Saturday, August 19, 2006

Prescribed Plagiarism

MacKenzie ends "Orbiting the Giant Hairball" with a little section on the artistry of life. God hands every person a blank canvas and asks us to create a masterpiece.

But then in steps people.

People aren't sure that you have what it takes for the masterpiece creation. People will tell you that you can't quite get it right. They want to draw the lines on your canvas within which you "have" to paint. And your masterpiece moves from work of art to "paint by numbers".

Gordon calls this "prescribed plagiarism." I love this phrase. Way too many of us have caved in to the public hairball and decided that we have to follow the rules, paint inside the blue lines with only the color that the number represents. We become copies, following the prescriptions of others.

Orbits and Hairballs

I just finished Gordon MacKenzie's jewel, "Orbiting the Giant Hairball." Gordon worked for 30 years at Hallmark Cards, retiring with the title "Creative Paradox". As a writer and illustrator, he leaned toward the creative side of life, and struggled with all things corporate and bureaucratic, i.e. the hairball. The hairball represents all the stuff of an organization--policies, processes, rules, etc.
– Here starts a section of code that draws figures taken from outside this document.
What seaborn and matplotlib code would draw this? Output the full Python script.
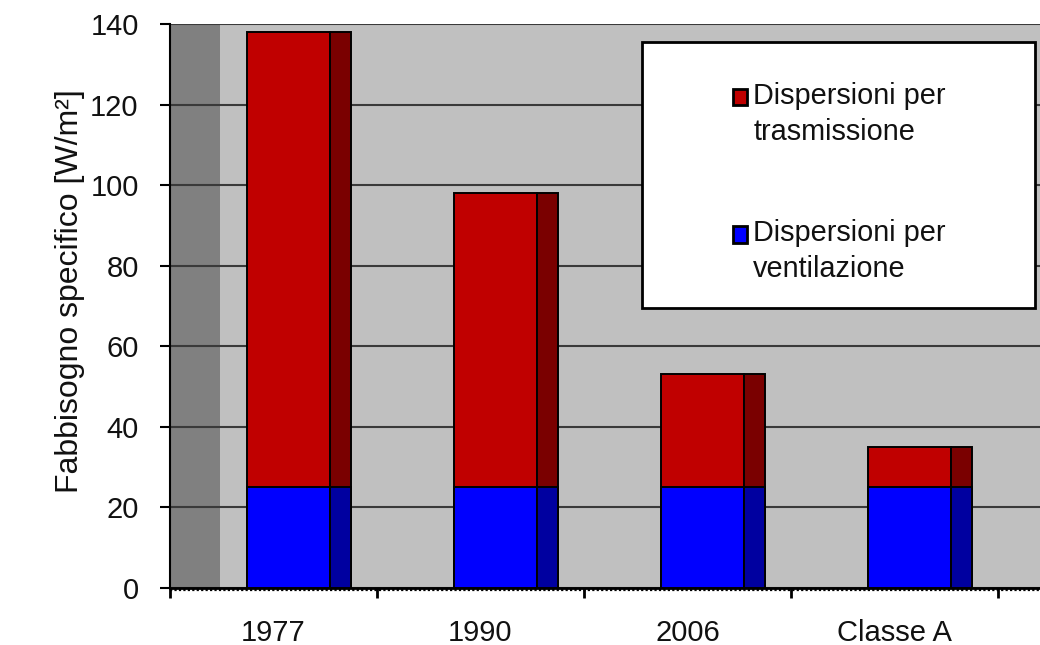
import numpy as np
import pandas as pd
import matplotlib
matplotlib.use("Agg")
import matplotlib.pyplot as plt
from matplotlib.patches import Patch, Rectangle
from matplotlib.legend_handler import HandlerPatch
from matplotlib.ticker import FixedLocator, FixedFormatter
import seaborn as sns

# Data: specific heating demand per building standard [W/m²]
periodi = ["1977", "1990", "2006", "Classe A"]
totale = [138, 98, 53, 35]          # transmission + ventilation losses
ventilazione = [25, 25, 25, 25]     # ventilation losses

df = pd.DataFrame({"periodo": periodi, "totale": totale, "ventilazione": ventilazione})

sns.set_style("ticks")
plt.rcParams["font.family"] = ["Liberation Sans", "DejaVu Sans"]

RED, RED_SIDE = "#c00000", "#7a0000"
BLUE, BLUE_SIDE = "#0000ff", "#0000a0"
INK = "#111111"

fig = plt.figure(figsize=(10.4, 6.45), dpi=100)
ax = fig.add_axes([170 / 1040, 57 / 645, 870 / 1040, 564 / 645])
ax.set_facecolor("#c0c0c0")

# front faces: total column in red, ventilation share overdrawn in blue
sns.barplot(data=df, x="periodo", y="totale", color=RED, saturation=1, width=0.4,
            edgecolor="black", linewidth=1.4, zorder=2, ax=ax)
sns.barplot(data=df, x="periodo", y="ventilazione", color=BLUE, saturation=1, width=0.4,
            edgecolor="black", linewidth=1.4, zorder=3, ax=ax)

# darker side faces give the columns some depth
pos = np.arange(len(periodi))
ax.bar(pos + 0.25, totale, width=0.1, color=RED_SIDE, edgecolor="black", linewidth=1.4, zorder=2)
ax.bar(pos + 0.25, ventilazione, width=0.1, color=BLUE_SIDE, edgecolor="black", linewidth=1.4, zorder=3)

x0, x1 = -0.5725, 3.6304
ax.set_xlim(x0, x1)
ax.set_ylim(0, 140)

# darker side wall on the left
ax.axvspan(x0, -0.3305, color="#808080", zorder=0.2, lw=0)

ax.set_axisbelow(True)
ax.yaxis.grid(True, color="#3a3a3a", linewidth=1.5)
ax.xaxis.grid(False)

ax.set_yticks(np.arange(0, 141, 20))
ax.tick_params(axis="y", direction="out", length=7.5, width=1.5, color="black",
               labelsize=21, pad=15, labelcolor=INK)

# boundary ticks between categories, labels centred on each category
ax.xaxis.set_major_locator(FixedLocator([x0 + k for k in range(5)]))
ax.xaxis.set_major_formatter(FixedFormatter([""] * 5))
ax.xaxis.set_minor_locator(FixedLocator([-0.0725 + k for k in range(4)]))
ax.xaxis.set_minor_formatter(FixedFormatter(periodi))
ax.tick_params(axis="x", which="major", direction="out", length=7, width=2, color="black")
ax.tick_params(axis="x", which="minor", length=0, labelsize=21, pad=22, labelcolor=INK)

for s in ["top", "right"]:
    ax.spines[s].set_visible(False)
ax.spines["left"].set_linewidth(1.5)
ax.spines["left"].set_color("black")
ax.spines["bottom"].set_linewidth(2)
ax.spines["bottom"].set_color("black")
ax.plot([x0, x1], [-0.6, -0.6], color="black", lw=1.6,
        linestyle=(0, (1, 1)), clip_on=False, zorder=4)

ax.set_xlabel("")
ax.set_ylabel("Fabbisogno specifico [W/m²]", fontsize=23, color=INK)
ax.yaxis.set_label_coords(-0.098, 0.527)

# legend panel
box = Rectangle((642 / 1040, 1 - 308 / 645), (1035 - 642) / 1040, (308 - 42) / 645,
                transform=fig.transFigure, facecolor="white", edgecolor="black",
                linewidth=2, zorder=5)
fig.patches.append(box)

LEG_FS = 20.8
LEG_LS = 1.35


def square_on_first_line(legend, orig_handle, xdescent, ydescent, width, height, fontsize):
    # lift the key so it sits beside the first line of a two-line label
    lift = 0.6 * fontsize
    return Rectangle((-xdescent, -ydescent + lift), width, height)


handles = [Patch(facecolor=RED, edgecolor="black", linewidth=2),
           Patch(facecolor=BLUE, edgecolor="black", linewidth=2)]
labels = ["Dispersioni per\ntrasmissione", "Dispersioni per\nventilazione"]
leg = fig.legend(handles, labels, loc="upper left",
                 bbox_to_anchor=(733 / 1040, 1 - 82 / 645),
                 frameon=False, fontsize=LEG_FS, handlelength=0.5, handleheight=0.5,
                 handletextpad=0.2, labelspacing=2.55, borderpad=0, borderaxespad=0,
                 handler_map={Patch: HandlerPatch(patch_func=square_on_first_line)})
leg.set_zorder(6)
for t in leg.get_texts():
    t.set_color(INK)
    t.set_linespacing(LEG_LS)

fig.savefig("out.png", dpi=100)
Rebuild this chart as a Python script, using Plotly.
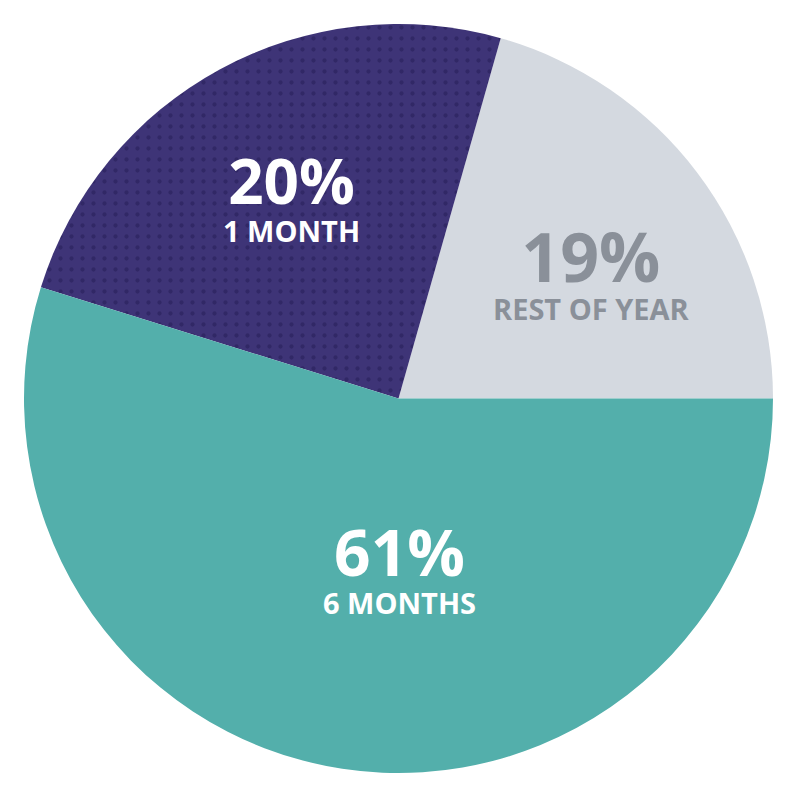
import plotly.graph_objects as go

categories = ["REST OF YEAR", "1 MONTH", "6 MONTHS"]
slice_values = [20.6, 24.6, 54.8]          # arc shares as drawn in the picture
pct_labels = ["19%", "20%", "61%"]          # printed percentages
colors = ["#D4D9E0", "#3E3477", "#53AFAB"]
text_colors = ["#8A9099", "#FFFFFF", "#FFFFFF"]

W = H = 800

# first slice starts at 3 o'clock, going counterclockwise
start_rot = 90 - 360 * slice_values[0] / sum(slice_values)

fig = go.Figure(
    go.Pie(
        labels=categories,
        values=slice_values,
        sort=False,
        direction="counterclockwise",
        rotation=start_rot,
        textinfo="none",
        hoverinfo="skip",
        showlegend=False,
        marker=dict(
            colors=colors,
            line=dict(width=0),
            pattern=dict(
                shape=["", ".", ""],
                fgcolor="#241B55",
                bgcolor=colors,
                size=11,
                solidity=0.12,
                fillmode="overlay",
            ),
        ),
        domain=dict(x=[24 / W, 773 / W], y=[27 / H, 776 / H]),
    )
)

# label centres (pixels) for each slice
label_pos = [(591, 268), (291, 194), (399, 565)]
big_sizes = [68, 62, 64]

annotations = []
for i, (x, y) in enumerate(label_pos):
    annotations.append(dict(
        x=x / W, y=1 - y / H, xref="paper", yref="paper",
        text=(f"<b><span style='font-size:{big_sizes[i]}px'>{pct_labels[i]}</span><br>"
              f"{categories[i]}</b>"),
        showarrow=False,
        xanchor="center", yanchor="middle", align="center",
        font=dict(family="Open Sans", size=29, color=text_colors[i]),
    ))

fig.update_layout(
    width=W, height=H,
    margin=dict(l=0, r=0, t=0, b=0),
    paper_bgcolor="white",
    plot_bgcolor="white",
    annotations=annotations,
)

fig.write_html("out.html")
As the hairball grows, it creates mass. That mass has gravitational pull. People in the organization--especially creative people--have two options that they should avoid. First, they can give in and collapse into the hairball. I know I've seen (and been) the creative person who suddenly gets a whiff of corporate power then becomes a hair in the hairball. Before I know it, I'm the bureaucrat that I hated! It is so easy to do this. We see it in not just in organizations, but in churches, parachurch organizations, and denominational groups. Someone moves into a position where creativity is downplayed, where following the rules and making others follow them becomes your job, and it's so easy to play it safe.

But the second option is not any better. Many creative people so resist the gravitiational pull of the hairball that they float off into space, totally free to be their creative self, but totally irrelevant and ineffective in changing the world at any significant level. If I can't do it my own way, I'm going to take my creative ball and go home.

The third option is the best: allow just enough of the hairball's influence on you to balance your own trajectory and enter into orbit around the hairball. Maintain a loyalty to the organization, utilizing the resources there to at once harness, channel and then unleash your creativity with the power of the organization behind it. What a balance, but when it is achieved, it makes success so much easier.

Saturday, August 12, 2006

Postmodern Attractions

I'm really a little too old to be Gen X.

I turned 40 this summer, meaning I was born in 1966, the "tween" years between Boomers and Gen X. But throw in the fact that all of my formative childhood years were spent in tiny Texas towns in a pre-internet age, and you could probably peg most of my life in the Boomer or even pre-Boomer worldviews.

So why have I been attracted to the theological implications of postmodernity?

I don't want to pretend I'm an expert theologian or philosopher, but as I understand some of the ideas in the emerging "postmodern" worldview, what I like is the idea of deconstruction. As an introductory caveat, I'm not a total deconstructionist--I do think that words can have meaning as they truly represent truth and ideas (yes, one of my many paradoxes is that I tend to think in terms of both truth and postmodernity). But I believe that Christianity's dominant position in Western society has made it weak in terms of evaluating our contructs that explain everything from church to politics to relationships to morality and pretty much everything else you can imagine.

Humans like constructs. They give us something tangible to "see" mentally and spiritually. But trouble brews when the construct becomes equal with the intangible truth they were built to represent. When our form of church government or policital position or moral stance (assuming these are not clearly dilileated in the Bible, but even that is very challenging, since we all use the Bible to prove our constructs) becomes equal to God's truth in our own minds, it becomes a sacred cow. We tend to protect it at all costs. Eventually we even lose sight of the actual truth that the contruct was built to represent, and our lives and worldviews become powerless shells, devoid of life and spirit.

That's where the part of deconstruction that I like comes in. It is good and healthy for growing followers of Jesus to deconstruct our constructs. We should take a look at the points of view we hold, boil it down, look at it from different angles, read others' thoughts about it, and most importantly, check to make sure it flows from the Scriptures. So many of our beliefs come from what someone other than a biblical author originally penned, but we have to look at those beliefs very closely and authentically to recognize where we have allowed our constructs to add to or push out the actual truth.